Exercise aim:
Only the lines from the start of the data to the line containing "ax.set_yticklabels(categories)", both included, should be output, exactly and without pictures.

-=-=-

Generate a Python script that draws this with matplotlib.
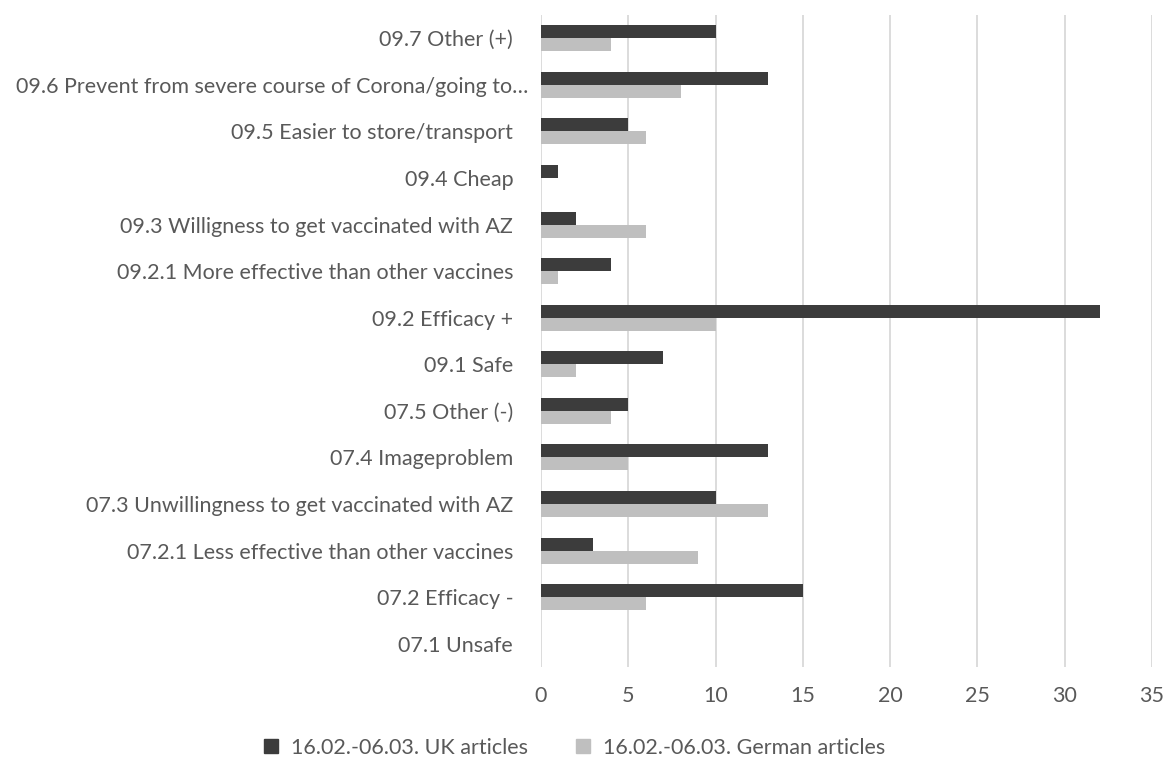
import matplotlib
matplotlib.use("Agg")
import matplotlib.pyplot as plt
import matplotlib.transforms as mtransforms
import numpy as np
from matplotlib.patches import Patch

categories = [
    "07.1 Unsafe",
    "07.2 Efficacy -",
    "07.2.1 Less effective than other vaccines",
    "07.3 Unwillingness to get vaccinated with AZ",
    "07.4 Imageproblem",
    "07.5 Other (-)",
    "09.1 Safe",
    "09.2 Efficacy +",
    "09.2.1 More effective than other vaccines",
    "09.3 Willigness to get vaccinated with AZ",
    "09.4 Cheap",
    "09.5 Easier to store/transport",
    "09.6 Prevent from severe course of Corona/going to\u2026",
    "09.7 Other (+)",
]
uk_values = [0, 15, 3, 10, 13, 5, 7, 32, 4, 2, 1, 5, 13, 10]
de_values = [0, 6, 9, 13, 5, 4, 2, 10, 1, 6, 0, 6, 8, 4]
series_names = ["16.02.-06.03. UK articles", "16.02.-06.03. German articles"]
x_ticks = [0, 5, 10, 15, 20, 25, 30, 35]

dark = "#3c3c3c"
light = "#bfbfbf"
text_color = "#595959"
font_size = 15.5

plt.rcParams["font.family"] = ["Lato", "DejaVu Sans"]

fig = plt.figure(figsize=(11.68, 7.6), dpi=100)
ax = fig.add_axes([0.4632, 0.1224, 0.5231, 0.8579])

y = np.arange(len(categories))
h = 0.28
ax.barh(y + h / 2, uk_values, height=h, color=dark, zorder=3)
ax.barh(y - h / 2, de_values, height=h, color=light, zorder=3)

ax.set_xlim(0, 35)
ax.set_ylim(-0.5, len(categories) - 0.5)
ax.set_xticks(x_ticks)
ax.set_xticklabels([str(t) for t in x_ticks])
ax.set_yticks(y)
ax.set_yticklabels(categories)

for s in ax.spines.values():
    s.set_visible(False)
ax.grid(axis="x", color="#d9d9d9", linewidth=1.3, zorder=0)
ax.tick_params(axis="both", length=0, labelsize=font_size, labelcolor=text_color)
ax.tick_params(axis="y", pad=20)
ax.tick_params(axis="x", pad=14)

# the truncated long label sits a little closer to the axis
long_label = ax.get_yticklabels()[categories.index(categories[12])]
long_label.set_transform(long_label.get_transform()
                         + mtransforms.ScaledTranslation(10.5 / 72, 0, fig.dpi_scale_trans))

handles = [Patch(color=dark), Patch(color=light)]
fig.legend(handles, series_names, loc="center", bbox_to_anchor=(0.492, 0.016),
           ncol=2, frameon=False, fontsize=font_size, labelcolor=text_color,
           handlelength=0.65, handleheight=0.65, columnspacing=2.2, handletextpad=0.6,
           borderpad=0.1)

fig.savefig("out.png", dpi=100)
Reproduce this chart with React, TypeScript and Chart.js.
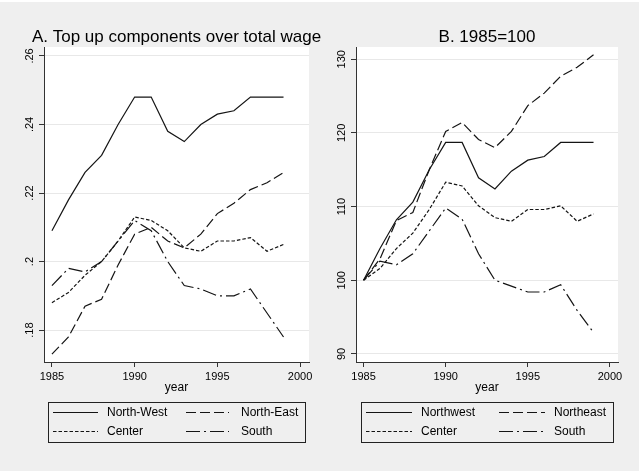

-=-=-

Completed task:
Generate a Python script that draws this with matplotlib.
import matplotlib
matplotlib.use("Agg")
import matplotlib.pyplot as plt
import matplotlib.transforms as mtransforms
import numpy as np
from matplotlib.patches import Patch

categories = [
    "07.1 Unsafe",
    "07.2 Efficacy -",
    "07.2.1 Less effective than other vaccines",
    "07.3 Unwillingness to get vaccinated with AZ",
    "07.4 Imageproblem",
    "07.5 Other (-)",
    "09.1 Safe",
    "09.2 Efficacy +",
    "09.2.1 More effective than other vaccines",
    "09.3 Willigness to get vaccinated with AZ",
    "09.4 Cheap",
    "09.5 Easier to store/transport",
    "09.6 Prevent from severe course of Corona/going to\u2026",
    "09.7 Other (+)",
]
uk_values = [0, 15, 3, 10, 13, 5, 7, 32, 4, 2, 1, 5, 13, 10]
de_values = [0, 6, 9, 13, 5, 4, 2, 10, 1, 6, 0, 6, 8, 4]
series_names = ["16.02.-06.03. UK articles", "16.02.-06.03. German articles"]
x_ticks = [0, 5, 10, 15, 20, 25, 30, 35]

dark = "#3c3c3c"
light = "#bfbfbf"
text_color = "#595959"
font_size = 15.5

plt.rcParams["font.family"] = ["Lato", "DejaVu Sans"]

fig = plt.figure(figsize=(11.68, 7.6), dpi=100)
ax = fig.add_axes([0.4632, 0.1224, 0.5231, 0.8579])

y = np.arange(len(categories))
h = 0.28
ax.barh(y + h / 2, uk_values, height=h, color=dark, zorder=3)
ax.barh(y - h / 2, de_values, height=h, color=light, zorder=3)

ax.set_xlim(0, 35)
ax.set_ylim(-0.5, len(categories) - 0.5)
ax.set_xticks(x_ticks)
ax.set_xticklabels([str(t) for t in x_ticks])
ax.set_yticks(y)
ax.set_yticklabels(categories)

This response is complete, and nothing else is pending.